Chan Chun Ho

Personal information
- Born: 1 February 2004 (age 22) Singapore

Sport
- Sport: Swimming
- Strokes: Breaststroke

Medal record
Men's swimming
| Event | 1st | 2nd | 3rd |
| Southeast Asian Games | 2 | 2 | 0 |
| Total | 2 | 2 | 0 |
Southeast Asian Games
| Gold medal – first place | 2025 Thailand | 50 m breaststroke |
| Gold medal – first place | 2025 Thailand | 4×100 m medley |
| Silver medal – second place | 2025 Thailand | 100 m breaststroke |
| Silver medal – second place | 2025 Thailand | 200 m breaststroke |

= Chan Chun Ho =

Singaporean swimmer (born 2002)

Chan Chun Ho (born 1 February 2004) is a Singaporean swimmer who specialises in breaststroke events.
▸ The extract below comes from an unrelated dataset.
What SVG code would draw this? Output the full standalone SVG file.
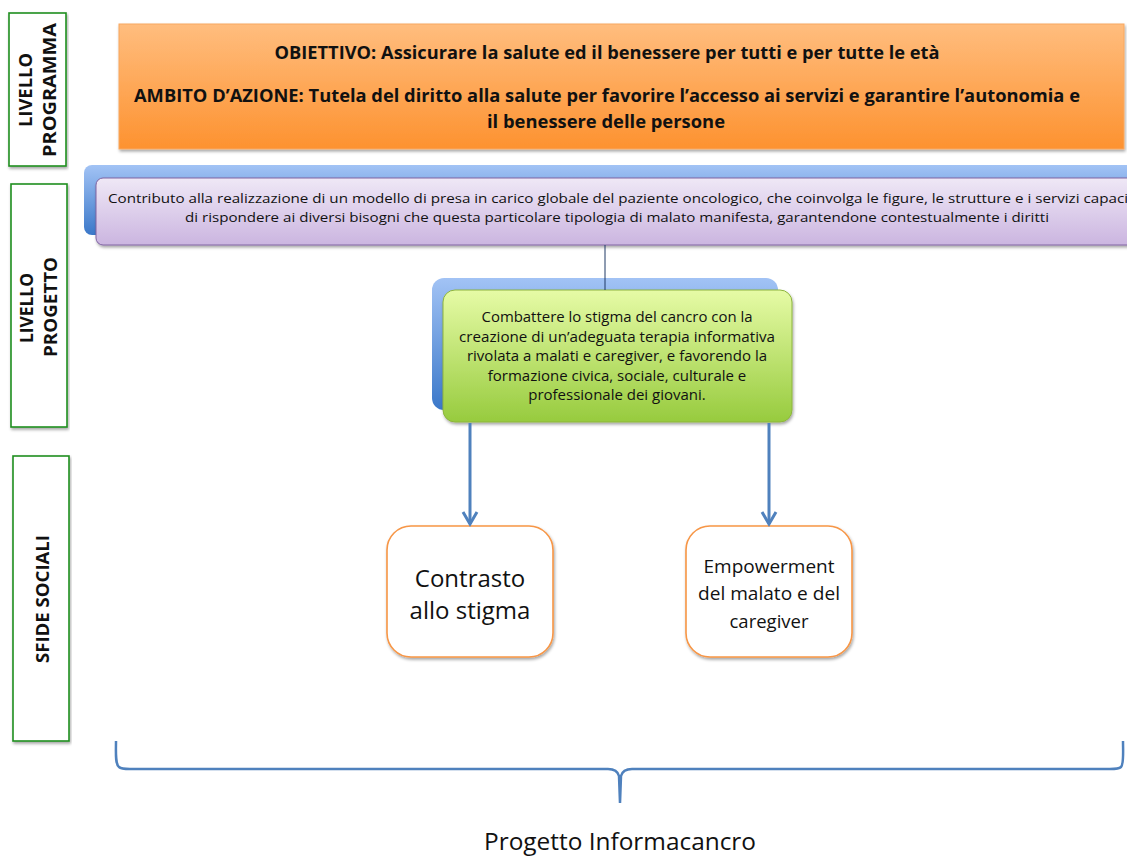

He is also the national record holder in the men's 50m breaststroke event.

==Career==
On 18 October 2025, Chan set the national record for the fastest 50m freestyle in the short course (25m) at the 2025 World Aquatics Swimming World Cup held in Westmont, United States.

At the 2025 SEA Games, Chan obtained 2 golds at the 50m breaststroke and the 4 × 100 m medley relay. He broke the national record for the 50m breaststroke with a timing of 27.68. He obtained 2 silvers at the 100m and 200m breaststroke events as well.